*BRIEF:* All of the listing below must be repeated word for word. Pictures are the only thing to omit.
— START INFORMATION SHOWN —
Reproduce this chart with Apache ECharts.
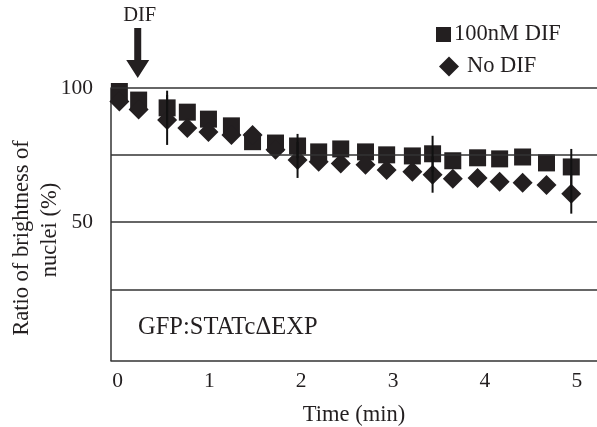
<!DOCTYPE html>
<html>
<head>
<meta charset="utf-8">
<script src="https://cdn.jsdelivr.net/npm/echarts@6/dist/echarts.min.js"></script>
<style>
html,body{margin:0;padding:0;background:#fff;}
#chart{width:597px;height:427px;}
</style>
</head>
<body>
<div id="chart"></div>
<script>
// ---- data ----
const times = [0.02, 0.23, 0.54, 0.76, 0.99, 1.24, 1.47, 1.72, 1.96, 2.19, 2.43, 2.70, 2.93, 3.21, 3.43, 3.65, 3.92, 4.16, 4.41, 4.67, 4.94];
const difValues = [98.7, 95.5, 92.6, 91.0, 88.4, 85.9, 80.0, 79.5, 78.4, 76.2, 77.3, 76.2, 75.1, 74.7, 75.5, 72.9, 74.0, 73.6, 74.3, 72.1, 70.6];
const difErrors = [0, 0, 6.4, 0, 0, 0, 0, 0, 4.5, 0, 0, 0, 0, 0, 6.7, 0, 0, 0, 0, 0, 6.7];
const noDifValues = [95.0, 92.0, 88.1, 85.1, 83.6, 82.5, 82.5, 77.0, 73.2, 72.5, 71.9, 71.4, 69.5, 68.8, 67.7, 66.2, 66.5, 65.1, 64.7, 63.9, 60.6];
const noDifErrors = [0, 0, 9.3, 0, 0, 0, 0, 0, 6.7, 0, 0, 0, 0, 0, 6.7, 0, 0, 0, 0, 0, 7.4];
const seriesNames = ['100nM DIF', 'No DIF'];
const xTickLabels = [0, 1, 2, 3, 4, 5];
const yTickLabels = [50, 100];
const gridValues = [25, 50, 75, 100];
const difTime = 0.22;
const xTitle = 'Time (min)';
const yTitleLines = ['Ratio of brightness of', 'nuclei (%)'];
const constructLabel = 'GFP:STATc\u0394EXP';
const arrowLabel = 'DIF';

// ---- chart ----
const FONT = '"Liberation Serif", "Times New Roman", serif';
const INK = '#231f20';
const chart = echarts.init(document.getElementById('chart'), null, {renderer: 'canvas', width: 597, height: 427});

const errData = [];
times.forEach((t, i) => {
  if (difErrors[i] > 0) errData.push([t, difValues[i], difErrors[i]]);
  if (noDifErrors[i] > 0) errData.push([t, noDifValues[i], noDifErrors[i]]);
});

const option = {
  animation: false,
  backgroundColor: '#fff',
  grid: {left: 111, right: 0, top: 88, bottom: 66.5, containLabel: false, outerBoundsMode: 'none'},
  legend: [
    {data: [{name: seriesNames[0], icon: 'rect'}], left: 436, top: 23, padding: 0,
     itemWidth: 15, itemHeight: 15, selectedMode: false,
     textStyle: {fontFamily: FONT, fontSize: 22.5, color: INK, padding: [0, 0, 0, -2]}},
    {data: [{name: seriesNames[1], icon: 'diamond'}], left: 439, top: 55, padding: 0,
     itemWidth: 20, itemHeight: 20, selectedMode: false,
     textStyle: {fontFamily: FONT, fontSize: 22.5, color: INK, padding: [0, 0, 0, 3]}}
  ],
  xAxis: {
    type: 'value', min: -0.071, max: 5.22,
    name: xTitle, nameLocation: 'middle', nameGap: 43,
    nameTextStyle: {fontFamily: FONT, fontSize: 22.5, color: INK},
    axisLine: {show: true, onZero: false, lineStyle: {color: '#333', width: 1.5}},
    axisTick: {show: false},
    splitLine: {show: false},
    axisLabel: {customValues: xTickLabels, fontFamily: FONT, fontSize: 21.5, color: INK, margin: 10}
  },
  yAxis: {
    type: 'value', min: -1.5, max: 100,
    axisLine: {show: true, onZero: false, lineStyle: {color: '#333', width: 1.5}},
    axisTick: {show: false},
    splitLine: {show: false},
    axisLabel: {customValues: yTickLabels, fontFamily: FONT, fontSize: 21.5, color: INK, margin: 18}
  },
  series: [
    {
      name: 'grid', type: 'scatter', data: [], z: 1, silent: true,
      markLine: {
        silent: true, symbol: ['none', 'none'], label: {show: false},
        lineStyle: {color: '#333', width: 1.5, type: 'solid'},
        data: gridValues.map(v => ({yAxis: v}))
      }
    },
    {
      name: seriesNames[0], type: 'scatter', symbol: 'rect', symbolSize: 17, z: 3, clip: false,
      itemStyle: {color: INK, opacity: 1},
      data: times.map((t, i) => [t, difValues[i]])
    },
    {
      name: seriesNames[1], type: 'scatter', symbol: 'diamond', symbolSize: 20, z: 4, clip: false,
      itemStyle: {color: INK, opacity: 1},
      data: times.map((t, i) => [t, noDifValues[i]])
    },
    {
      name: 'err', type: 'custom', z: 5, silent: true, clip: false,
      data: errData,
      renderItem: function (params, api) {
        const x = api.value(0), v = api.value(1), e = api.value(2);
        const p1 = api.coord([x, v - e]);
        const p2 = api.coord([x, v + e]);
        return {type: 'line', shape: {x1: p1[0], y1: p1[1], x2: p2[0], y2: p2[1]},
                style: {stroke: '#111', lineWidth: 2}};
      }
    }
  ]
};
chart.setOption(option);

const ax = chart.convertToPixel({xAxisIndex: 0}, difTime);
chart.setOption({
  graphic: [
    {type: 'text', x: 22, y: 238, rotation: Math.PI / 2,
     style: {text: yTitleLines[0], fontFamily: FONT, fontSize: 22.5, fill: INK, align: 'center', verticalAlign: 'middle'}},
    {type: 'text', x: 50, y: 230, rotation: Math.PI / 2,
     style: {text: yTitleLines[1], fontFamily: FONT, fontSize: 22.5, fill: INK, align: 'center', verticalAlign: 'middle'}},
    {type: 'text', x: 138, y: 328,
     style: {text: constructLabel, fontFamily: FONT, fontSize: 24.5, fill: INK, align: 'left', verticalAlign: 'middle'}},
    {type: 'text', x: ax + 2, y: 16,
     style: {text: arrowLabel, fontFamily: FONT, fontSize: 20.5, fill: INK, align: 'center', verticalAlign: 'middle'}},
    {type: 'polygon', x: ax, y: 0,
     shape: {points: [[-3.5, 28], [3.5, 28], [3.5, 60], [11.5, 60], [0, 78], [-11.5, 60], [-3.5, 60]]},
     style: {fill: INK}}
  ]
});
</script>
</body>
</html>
— END INFORMATION SHOWN —
*ANSWER TO THIS PROBLEM:*
Reproduce this chart with Apache ECharts.
<!DOCTYPE html>
<html>
<head>
<meta charset="utf-8">
<script src="https://cdn.jsdelivr.net/npm/echarts@6/dist/echarts.min.js"></script>
<style>
html,body{margin:0;padding:0;background:#fff;}
#chart{width:597px;height:427px;}
</style>
</head>
<body>
<div id="chart"></div>
<script>
// ---- data ----
const times = [0.02, 0.23, 0.54, 0.76, 0.99, 1.24, 1.47, 1.72, 1.96, 2.19, 2.43, 2.70, 2.93, 3.21, 3.43, 3.65, 3.92, 4.16, 4.41, 4.67, 4.94];
const difValues = [98.7, 95.5, 92.6, 91.0, 88.4, 85.9, 80.0, 79.5, 78.4, 76.2, 77.3, 76.2, 75.1, 74.7, 75.5, 72.9, 74.0, 73.6, 74.3, 72.1, 70.6];
const difErrors = [0, 0, 6.4, 0, 0, 0, 0, 0, 4.5, 0, 0, 0, 0, 0, 6.7, 0, 0, 0, 0, 0, 6.7];
const noDifValues = [95.0, 92.0, 88.1, 85.1, 83.6, 82.5, 82.5, 77.0, 73.2, 72.5, 71.9, 71.4, 69.5, 68.8, 67.7, 66.2, 66.5, 65.1, 64.7, 63.9, 60.6];
const noDifErrors = [0, 0, 9.3, 0, 0, 0, 0, 0, 6.7, 0, 0, 0, 0, 0, 6.7, 0, 0, 0, 0, 0, 7.4];
const seriesNames = ['100nM DIF', 'No DIF'];
const xTickLabels = [0, 1, 2, 3, 4, 5];
const yTickLabels = [50, 100];
const gridValues = [25, 50, 75, 100];
const difTime = 0.22;
const xTitle = 'Time (min)';
const yTitleLines = ['Ratio of brightness of', 'nuclei (%)'];
const constructLabel = 'GFP:STATc\u0394EXP';
const arrowLabel = 'DIF';

// ---- chart ----
const FONT = '"Liberation Serif", "Times New Roman", serif';
const INK = '#231f20';
const chart = echarts.init(document.getElementById('chart'), null, {renderer: 'canvas', width: 597, height: 427});

const errData = [];
times.forEach((t, i) => {
  if (difErrors[i] > 0) errData.push([t, difValues[i], difErrors[i]]);
  if (noDifErrors[i] > 0) errData.push([t, noDifValues[i], noDifErrors[i]]);
});

const option = {
  animation: false,
  backgroundColor: '#fff',
  grid: {left: 111, right: 0, top: 88, bottom: 66.5, containLabel: false, outerBoundsMode: 'none'},
  legend: [
    {data: [{name: seriesNames[0], icon: 'rect'}], left: 436, top: 23, padding: 0,
     itemWidth: 15, itemHeight: 15, selectedMode: false,
     textStyle: {fontFamily: FONT, fontSize: 22.5, color: INK, padding: [0, 0, 0, -2]}},
    {data: [{name: seriesNames[1], icon: 'diamond'}], left: 439, top: 55, padding: 0,
     itemWidth: 20, itemHeight: 20, selectedMode: false,
     textStyle: {fontFamily: FONT, fontSize: 22.5, color: INK, padding: [0, 0, 0, 3]}}
  ],
  xAxis: {
    type: 'value', min: -0.071, max: 5.22,
    name: xTitle, nameLocation: 'middle', nameGap: 43,
    nameTextStyle: {fontFamily: FONT, fontSize: 22.5, color: INK},
    axisLine: {show: true, onZero: false, lineStyle: {color: '#333', width: 1.5}},
    axisTick: {show: false},
    splitLine: {show: false},
    axisLabel: {customValues: xTickLabels, fontFamily: FONT, fontSize: 21.5, color: INK, margin: 10}
  },
  yAxis: {
    type: 'value', min: -1.5, max: 100,
    axisLine: {show: true, onZero: false, lineStyle: {color: '#333', width: 1.5}},
    axisTick: {show: false},
    splitLine: {show: false},
    axisLabel: {customValues: yTickLabels, fontFamily: FONT, fontSize: 21.5, color: INK, margin: 18}
  },
  series: [
    {
      name: 'grid', type: 'scatter', data: [], z: 1, silent: true,
      markLine: {
        silent: true, symbol: ['none', 'none'], label: {show: false},
        lineStyle: {color: '#333', width: 1.5, type: 'solid'},
        data: gridValues.map(v => ({yAxis: v}))
      }
    },
    {
      name: seriesNames[0], type: 'scatter', symbol: 'rect', symbolSize: 17, z: 3, clip: false,
      itemStyle: {color: INK, opacity: 1},
      data: times.map((t, i) => [t, difValues[i]])
    },
    {
      name: seriesNames[1], type: 'scatter', symbol: 'diamond', symbolSize: 20, z: 4, clip: false,
      itemStyle: {color: INK, opacity: 1},
      data: times.map((t, i) => [t, noDifValues[i]])
    },
    {
      name: 'err', type: 'custom', z: 5, silent: true, clip: false,
      data: errData,
      renderItem: function (params, api) {
        const x = api.value(0), v = api.value(1), e = api.value(2);
        const p1 = api.coord([x, v - e]);
        const p2 = api.coord([x, v + e]);
        return {type: 'line', shape: {x1: p1[0], y1: p1[1], x2: p2[0], y2: p2[1]},
                style: {stroke: '#111', lineWidth: 2}};
      }
    }
  ]
};
chart.setOption(option);

const ax = chart.convertToPixel({xAxisIndex: 0}, difTime);
chart.setOption({
  graphic: [
    {type: 'text', x: 22, y: 238, rotation: Math.PI / 2,
     style: {text: yTitleLines[0], fontFamily: FONT, fontSize: 22.5, fill: INK, align: 'center', verticalAlign: 'middle'}},
    {type: 'text', x: 50, y: 230, rotation: Math.PI / 2,
     style: {text: yTitleLines[1], fontFamily: FONT, fontSize: 22.5, fill: INK, align: 'center', verticalAlign: 'middle'}},
    {type: 'text', x: 138, y: 328,
     style: {text: constructLabel, fontFamily: FONT, fontSize: 24.5, fill: INK, align: 'left', verticalAlign: 'middle'}},
    {type: 'text', x: ax + 2, y: 16,
     style: {text: arrowLabel, fontFamily: FONT, fontSize: 20.5, fill: INK, align: 'center', verticalAlign: 'middle'}},
    {type: 'polygon', x: ax, y: 0,
     shape: {points: [[-3.5, 28], [3.5, 28], [3.5, 60], [11.5, 60], [0, 78], [-11.5, 60], [-3.5, 60]]},
     style: {fill: INK}}
  ]
});
</script>
</body>
</html>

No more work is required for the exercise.